Tax disputes are expected to become more frequent and more structured, with clearer administrative objection and appeal processes. The UAE has adopted a new penalty regime for VAT and excise disputes, which now mirrors the penalty regime for corporate tax.

5. Greater emphasis on statutory audit

There is a greater need for the accuracy of financial statements. The International Financial Reporting Standards standards need to be strictly adhered to and, as a result, the quality of the audits will need to increase.

6. Further transfer pricing enforcement

Transfer pricing enforcement, which refers to the practice of establishing prices for internal transactions between related entities, is expected to broaden in scope. The UAE will shortly open the possibility to negotiate advance pricing agreements, or essentially rulings for transfer pricing purposes. 

7. Limited time periods for audits

Recent amendments also introduce a default five-year limitation period for tax audits and assessments, subject to specific statutory exceptions. While the standard audit and assessment period is five years, this may be extended to up to 15 years in cases involving fraud or tax evasion. 

8. Pillar 2 implementation 

Many multinational groups will begin to feel the practical effect of the Domestic Minimum Top-Up Tax (DMTT), the UAE's implementation of the OECD’s global minimum tax under Pillar 2. While the rules apply for financial years starting on or after January 1, 2025, it is 2026 that marks the transition to an operational phase.
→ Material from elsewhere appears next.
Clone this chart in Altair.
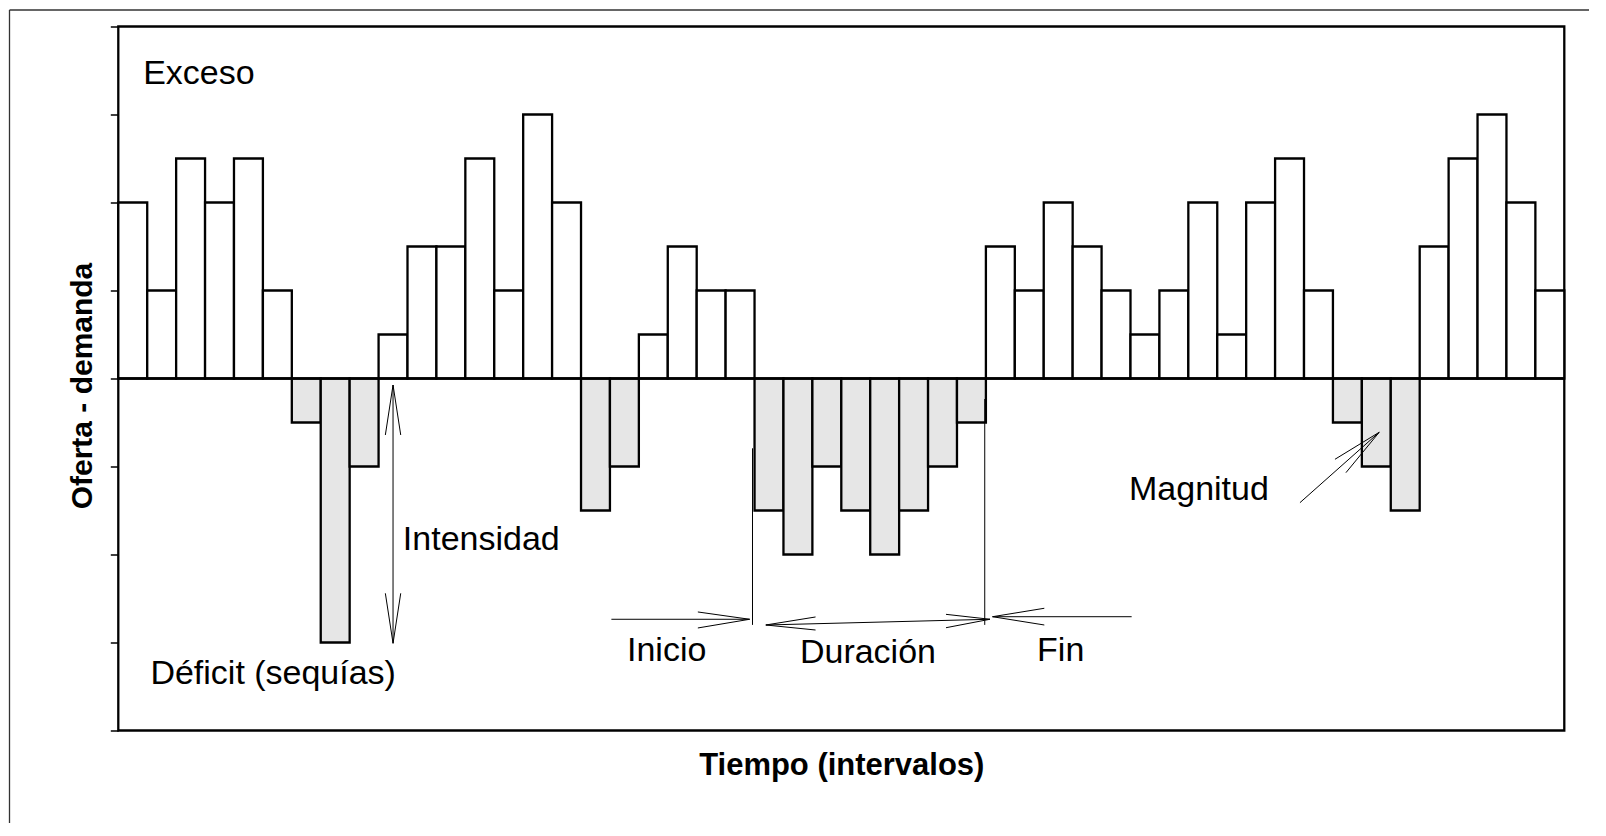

9. Reduced compliance obligations for imported goods and services

Businesses that apply the reverse-charge mechanism for VAT purposes in the UAE may benefit from reduced compliance obligations. 

10. Substance and CbC reporting focus

Tax authorities are expected to continue strengthening the enforcement of economic substance and Country-by-Country (CbC) reporting frameworks. In the UAE, these regimes are increasingly being used as risk-assessment tools, providing tax authorities with a comprehensive view of multinational groups’ global footprints and enabling them to assess whether profits are aligned with real economic activity.